The co-founder of Food Tank brings the conversation to San Diego
Danielle Nierenberg and Troy Johnson. | Photo: Found Creative Studio

By Troy Johnson

There are doers, and there are thinkers, and every cultural endeavor needs a healthy dose of both. Let’s take food, for example. If you’re busy running a farm, you’re working to the bone, often long after the sun goes down. You might even want to clean your fingernails and kiss your spouse for a couple minutes. With such a demanding to-do list, it’s tough to focus on improving the overall food system.

That’s why we have analysts and researchers and TedX conferences and summits. We have independent people deeply analyzing specific parts of every industry, and supplying facts/research/ideas to the “doers.”

In the food industry, one of the biggest thinker success stories has been Food Tank, a four-year-old think tank co-founded by Danielle Nierenberg. After getting her BA in environmental studies and a Masters in agriculture, food, and environment from Tufts, she hit the Peace Corps to work with farmers in the Dominican Republic. She followed with a decade-plus stint at the Worldwatch Institute as a senior food and agricultural researcher, and eventually director, studying hunger and poverty through 30 Sub-Saharan African continents.

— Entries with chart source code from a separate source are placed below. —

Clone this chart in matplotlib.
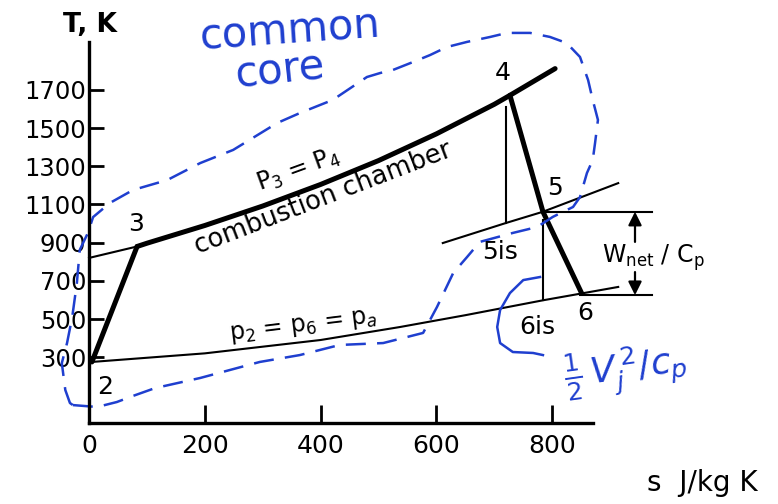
import matplotlib
matplotlib.use('Agg')
import matplotlib.pyplot as plt

# T-s diagram of a turbojet cycle (s in J/kgK, T in K)

# compression 2 -> 3
s_comp = [5, 83]
T_comp = [275, 880]

# isobar p3 = p4: thin up to state 3, thick combustion line after it
s_p3_lo = [0, 83]
T_p3_lo = [820, 880]
s_p3 = [83, 100, 200, 300, 400, 500, 600, 700, 727, 805]
T_p3 = [880, 897, 990, 1092, 1205, 1330, 1470, 1625, 1672, 1812]

# expansion 4 -> 5 -> 6
s_exp = [727, 784, 851]
T_exp = [1672, 1062, 634]

# isobar through state 5
s_p5 = [611, 720, 784, 914]
T_p5 = [898, 1003, 1062, 1212]

# isobar p2 = p6 = pa
s_pa = [5, 200, 400, 537, 650, 784, 851, 914]
T_pa = [275, 320, 390, 458, 520, 598, 634, 668]

# isentropic drops
s_5is = [720, 720]
T_5is = [1611, 1003]
s_6is = [784, 784]
T_6is = [1020, 598]

# net work bracket
T_wnet = [1062, 625]
s_wnet_start = [784, 848]
s_wnet_end = 972
s_arrow = 943
T_arrow_tail = [904, 746]

# hand-drawn "common core" boundary
loop_s = [-28, 14, 48, 76, 114, 192, 295, 364, 433, 508, 577, 601, 629, 653,
          675, 732, 774, 801, 836, 848, 860, 870, 874, 879, 870, 862, 848,
          825, 796, 762, 722, 693, 653, 618, 589, 560, 525, 503, 480, 421,
          364, 325, 249, 192, 135, 76, 36, 7, -2, -16, -21, -29, -38, -47,
          -41, -33, -28]
loop_T = [49, 39, 65, 97, 138, 191, 275, 311, 364, 374, 427, 563, 741, 825,
          904, 951, 982, 1035, 1087, 1139, 1265, 1333, 1422, 1543, 1648, 1752,
          1873, 1946, 1978, 1999, 1999, 1978, 1952, 1925, 1883, 1847, 1805,
          1789, 1768, 1648, 1579, 1527, 1386, 1317, 1228, 1176, 1108, 1034,
          951, 862, 689, 511, 374, 269, 128, 60, 49]

# hand-drawn hook pointing at the jet kinetic energy
hook_s = [779, 750, 727, 710, 705, 710, 732, 767, 784]
hook_T = [720, 704, 636, 547, 458, 374, 327, 322, 311]

yticks = [300, 500, 700, 900, 1100, 1300, 1500, 1700]
xticks = [0, 200, 400, 600, 800]

blue = '#1f3fcf'
thick = 3.6
thin = 1.5

fig = plt.figure(figsize=(7.78, 5.04), dpi=100)
ax = fig.add_axes([54.3 / 778, 0.1603, 613.7 / 778, 0.7937])
ax.set_xlim(-60, 1000)
ax.set_ylim(-46, 2050)

for side in ['top', 'right']:
    ax.spines[side].set_visible(False)
for side in ['left', 'bottom']:
    ax.spines[side].set_linewidth(2.4)
ax.spines['left'].set_position(('data', 0))
ax.spines['left'].set_bounds(-46, 1952)
ax.spines['bottom'].set_bounds(0, 870)

ax.set_yticks(yticks)
ax.set_xticks(xticks)
ax.tick_params(axis='y', direction='in', length=11, width=2, labelsize=17.5, pad=2)
ax.tick_params(axis='x', direction='in', length=13, width=2, labelsize=18, pad=8)

# cycle lines
ax.plot(s_p3_lo, T_p3_lo, color='k', lw=thin)
ax.plot(s_p3, T_p3, color='k', lw=thick, solid_capstyle='round')
ax.plot(s_comp, T_comp, color='k', lw=thick, solid_capstyle='round')
ax.plot(s_exp, T_exp, color='k', lw=thick, solid_capstyle='round')
ax.plot(s_p5, T_p5, color='k', lw=thin, clip_on=False)
ax.plot(s_pa, T_pa, color='k', lw=thin, clip_on=False)
ax.plot(s_5is, T_5is, color='k', lw=thin)
ax.plot(s_6is, T_6is, color='k', lw=thin)

for s0, T0 in zip(s_wnet_start, T_wnet):
    ax.plot([s0, s_wnet_end], [T0, T0], color='k', lw=thin)
for T_head, T_tail in zip(T_wnet, T_arrow_tail):
    ax.annotate('', xy=(s_arrow, T_head), xytext=(s_arrow, T_tail),
                arrowprops=dict(arrowstyle='-|>', color='k', lw=1.6,
                                mutation_scale=20, shrinkA=0, shrinkB=0))

# state labels
lab = dict(fontsize=18, ha='center', va='center')
ax.text(81, 998, '3', **lab)
ax.text(715, 1789, '4', **lab)
ax.text(805, 1186, '5', **lab)
ax.text(28, 144, '2', **lab)
ax.text(857, 531, '6', **lab)
ax.text(710, 851, '5is', **lab)
ax.text(774, 458, '6is', **lab)

ax.text(361, 1281, r'P$_3$ = P$_4$', fontsize=17, ha='center', va='center', rotation=20)
ax.text(405, 1134, 'combustion chamber', fontsize=18.5, ha='center', va='center', rotation=21)
ax.text(370, 463, r'p$_2$ = p$_6$ = p$_a$', fontsize=17, ha='center', va='center', rotation=7)
ax.text(886, 820, r'W$_{\rm net}$ / C$_{\rm p}$', fontsize=17, ha='left', va='center')

ax.text(2, 2041, 'T, K', fontsize=19, fontweight='bold', ha='center', va='center')
ax.text(1060, -359, 's  J/kg K', fontsize=20, ha='center', va='center')

# hand-written notes
ax.plot(loop_s, loop_T, color=blue, lw=1.8, ls=(0, (8, 4.5)), clip_on=False)
ax.plot(hook_s, hook_T, color=blue, lw=1.8, clip_on=False)
ax.text(347, 2010, 'common', color=blue, fontsize=30, ha='center', va='center', rotation=4)
ax.text(330, 1800, 'core', color=blue, fontsize=30, ha='center', va='center', rotation=6)
ax.text(926, 233, r'$\frac{1}{2}\,V_j^{\,2}/c_p$', color=blue, fontsize=26,
        ha='center', va='center', rotation=8)

fig.savefig('out.png', dpi=100)
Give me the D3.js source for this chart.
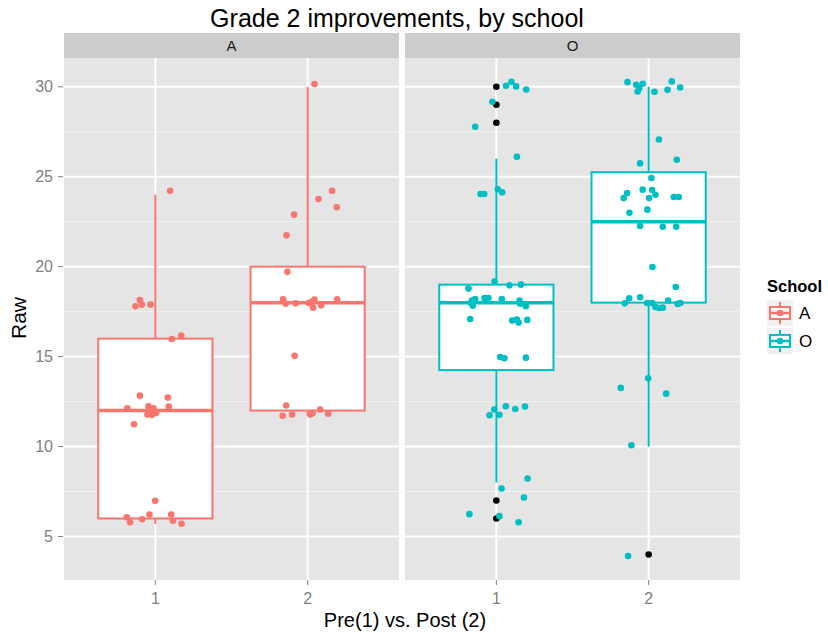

In 2013, she took $6,000 of her savings and formed Food Tank with her partner, Bernard Pollack. Through talks, their website, social media, books, and contributions to media outlets from the New York Times to CNN to, well, just about everywhere—Food Tank has worked to spread the word, research, discussion, and potential solutions for problem areas in the global food chain (overfishing, crop diversity, industrial meat, hunger, gender inequality, obesity, nutrition, you name it).

Foodtank.com has become a one-stop shop for all relevant research and progressive ideas on how to improve the global food sphere.

Their Food Tank Summits—discussions pulling top food minds from around the country into the same room to brainstorm certain issues—have been hugely popular. Think of it like a TedX conference with a focus on what, when, how, and why we eat what we do. This past summer, their food waste summit in NYC sold out.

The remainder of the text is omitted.